Depuis l'élection du président Tshisekedi, la violence n'a pas régressé dans les deux Kivus et dans l'Ituri. Le nombre de morts a même augmenté.

Le président congolais Félix Tshisekedi en visite à Goma pour le sommet du 8 octobre
Le président congolais Félix Tshisekedi en visite à Goma pour le sommet du 8 octobreImage : Giscard Kusema/Presseamt des Präsidenten

Le président Félix Tshisekedi était cette semaine à Goma, le chef-lieu de la province du Nord-Kivu, pour un sommet en visioconférence des chefs d'Etat de la région des Grands Lacs consacré à la sécurité. A sa descente d'avion, il a été accueilli par des militants de la société civile venus lui demander de tenir sa promesse de campagne, à savoir pacifier l'est de la République démocratique du Congo (RDC).

Car vingt mois après l'entrée en fonction le 25 janvier 2019 du président congolais, rien n'a changé ou presque dans cette partie du territoire.

La principale cause de cette perpétuation de la violence tient en trois lettres : ADF, les rebelles musulmans ougandais des Forces démocratiques alliées, responsables du meurtre de plus de 600 civils depuis octobre 2019.

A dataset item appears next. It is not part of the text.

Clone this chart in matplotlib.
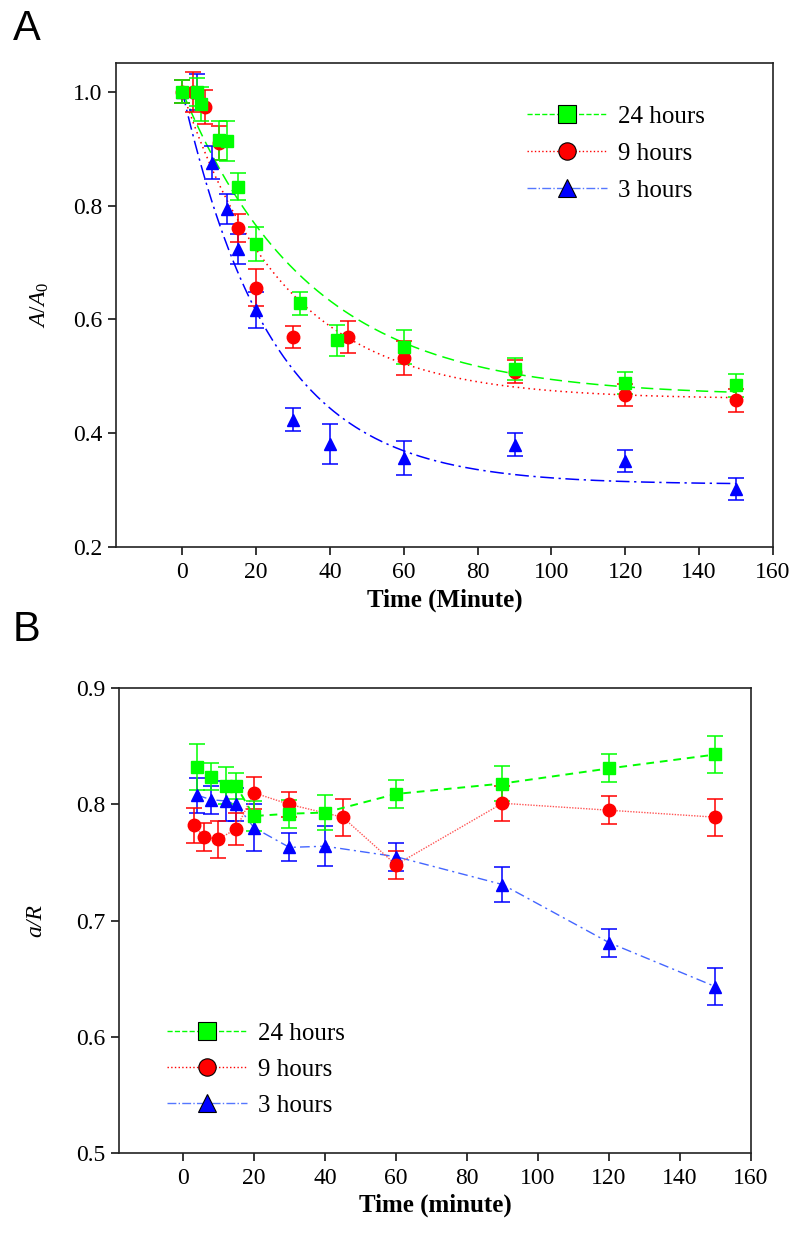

Selon le décompte réalisé par l'université suédoise d'Uppsala, qui comptabilise les victimes des conflits dans le monde, les ADF auraient assassiné plus de 6.300 personnes, essentiellement des civils, depuis le début de leur activité en 1996.

Leur chef historique, Jamil Mukulu, est un catholique ougandais converti à l'islam qui aurait été formé par Al Quaïda durant un séjour au Soudan et en Afghanistan, réalisé avant la fondation des ADF. Arrêté en avril 2015, il a été remplacé par Afande Musa Baluku.

Offensive des FARDC

Face aux ADF, qui au fil du temps sont devenus des rebelles sans cause, pillant et terrorisant les populations civiles, le président Félix Tshisekedi a engagé en octobre 2019 une offensive de l'armée congolaise laquelle, sur le terrain, tarde à porter ses fruits. 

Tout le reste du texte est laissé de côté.